When it comes to power words, it's about developing key words and phrases but it's also about changing negative chatter in your brain to positive chatter.
This comes not just from powerful, positive words but in changing the way in which we ask ourselves questions.
"There is so much negative chatter inside," Dahlkoetter said. "We tell ourselves that we're too slow or too fat or too old. Even the top athletes who will be in Berlin are dealing with negative chatter. They might say that even though I trained all this time, I can't do it in a real event when it counts. No matter what level you're at, the connection between your mind and body will affect your performance."
So instead of asking yourself "why" questions, she encourages people to ask "what" and "how" questions.
"Why" questions, you see, lead to negative answers. Why does this always happen to me? Why can't I get faster? Why does it always rain on the day of my event?
Your brain will work on those questions and usually lead you to negative responses.
"What" and "how" questions, however, tend to lead you to positive action responses. What can I learn from this? What is good about this situation? How can I use this situation to my advantage?
When you're in a better mental place, it follows that your performance will be better, too.
Finally, Dahlkoetter speaks about present focus, being in the moment rather than thinking about the past or worried about the future. In a marathon, at Mile 18, you might start to get tired and think about all the miles you've already run and all the miles you have left to go when, truly, the only mile that matters is the one you're running at that moment.
"I teach people a centering technique," Dahlkoetter said. "It's a deep breathing exercise where you breathe in through the nose and out through the mouth and focus on the center behind your belly button. Relax and do that for 30 seconds or a minute before working out or an event and it will help you stay present and centered."
And what if after all the hard work, all the mental practice, an athlete at Berlin still comes in second? Still fails to reach his or her goal?

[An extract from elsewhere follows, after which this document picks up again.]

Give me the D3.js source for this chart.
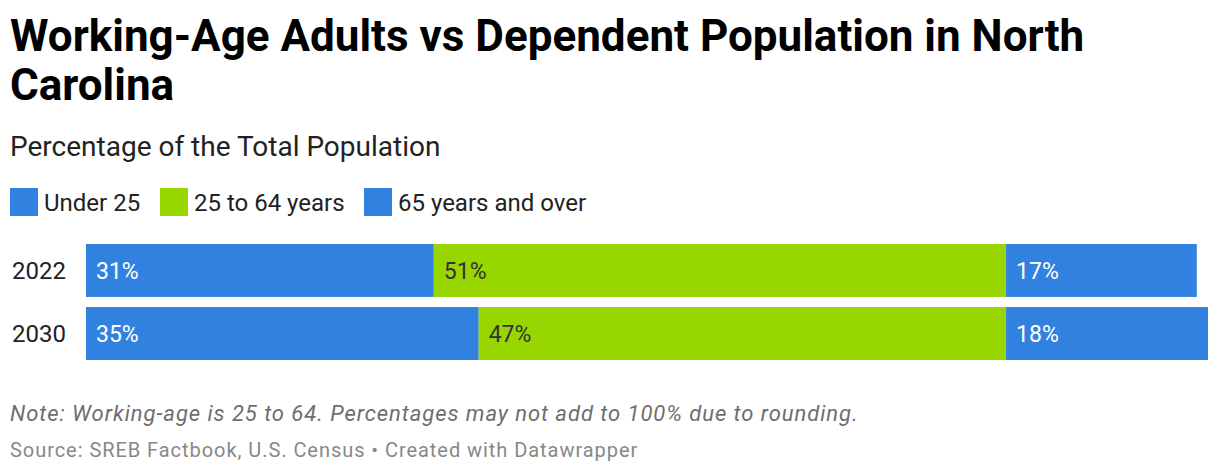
<!DOCTYPE html>
<html>
<head>
<meta charset="utf-8">
<script src="https://cdn.jsdelivr.net/npm/d3@7"></script>
<style>
  body { margin: 0; background: #fff; font-family: Roboto, sans-serif; }
  svg text { font-family: Roboto, sans-serif; }
</style>
</head>
<body>
<svg id="chart" width="1220" height="474"></svg>
<script>
// data
var years = ['2022', '2030'];
var seriesNames = ['Under 25', '25 to 64 years', '65 years and over'];
var under25 = [31, 35];
var working = [51, 47];
var over65 = [17, 18];
var seriesColors = ['#3182e0', '#98d600', '#3182e0'];
var labelColors = ['#ffffff', '#333333', '#ffffff'];

var svg = d3.select('#chart');

// header
svg.append('text')
  .attr('x', 10).attr('y', 51)
  .attr('font-size', 44).attr('font-weight', 700).attr('fill', '#000')
  .text('Working-Age Adults vs Dependent Population in North');
svg.append('text')
  .attr('x', 10).attr('y', 100)
  .attr('font-size', 44).attr('font-weight', 700).attr('fill', '#000')
  .text('Carolina');
svg.append('text')
  .attr('x', 10).attr('y', 156)
  .attr('font-size', 28).attr('fill', '#222')
  .text('Percentage of the Total Population');

// legend
var legendX = [10, 160, 364];
var legend = svg.selectAll('g.legend')
  .data(seriesNames)
  .enter()
  .append('g')
  .attr('class', 'legend')
  .attr('transform', function(d, i) { return 'translate(' + legendX[i] + ',188)'; });

legend.append('rect')
  .attr('width', 28).attr('height', 28)
  .attr('fill', function(d, i) { return seriesColors[i]; });

legend.append('text')
  .attr('x', 34).attr('y', 23)
  .attr('font-size', 24).attr('fill', '#222')
  .text(function(d) { return d; });

// bars
var rows = years.map(function(y, i) {
  return { year: y, values: [under25[i], working[i], over65[i]] };
});

var x = d3.scaleLinear().domain([0, 100]).range([86, 1208]);
var y = d3.scaleBand().domain(years).range([244, 360]).paddingInner(0.16);

var row = svg.selectAll('g.row')
  .data(rows)
  .enter()
  .append('g')
  .attr('class', 'row')
  .attr('transform', function(d) { return 'translate(0,' + y(d.year) + ')'; });

row.append('text')
  .attr('x', 12).attr('y', y.bandwidth() / 2)
  .attr('dy', '0.35em')
  .attr('font-size', 24).attr('fill', '#222')
  .text(function(d) { return d.year; });

var segs = row.selectAll('g.seg')
  .data(function(d) {
    var acc = 0;
    return d.values.map(function(v, i) {
      var s = { start: acc, value: v, idx: i };
      acc += v;
      return s;
    });
  })
  .enter()
  .append('g')
  .attr('class', 'seg');

segs.append('rect')
  .attr('x', function(d) { return x(d.start); })
  .attr('width', function(d) { return x(d.start + d.value) - x(d.start); })
  .attr('height', y.bandwidth())
  .attr('fill', function(d) { return seriesColors[d.idx]; });

segs.append('text')
  .attr('x', function(d) { return x(d.start) + 10; })
  .attr('y', y.bandwidth() / 2)
  .attr('dy', '0.35em')
  .attr('font-size', 23)
  .attr('fill', function(d) { return labelColors[d.idx]; })
  .text(function(d) { return d.value + '%'; });

// footer
svg.append('text')
  .attr('x', 10).attr('y', 421)
  .attr('font-size', 22).attr('font-style', 'italic').attr('fill', '#6e6e6e')
  .attr('letter-spacing', 0.95)
  .text('Note: Working-age is 25 to 64. Percentages may not add to 100% due to rounding.');
svg.append('text')
  .attr('x', 10).attr('y', 457)
  .attr('font-size', 20).attr('fill', '#888')
  .attr('letter-spacing', 0.95)
  .text('Source: SREB Factbook, U.S. Census \u2022 Created with Datawrapper');
</script>
</body>
</html>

That's when it's time to continue to ask the positive questions about what you can learn and how you can get better.
And it's about keeping perspective.
"When you have a loss or a disappointment you learn things about yourself that you can't learn in any other way," Dahlkoetter said. "This isn't a life or death situation. It has nothing to do with your well-being or your image as a person. It's just something that happened on one day. It gives you a chance to set new goals."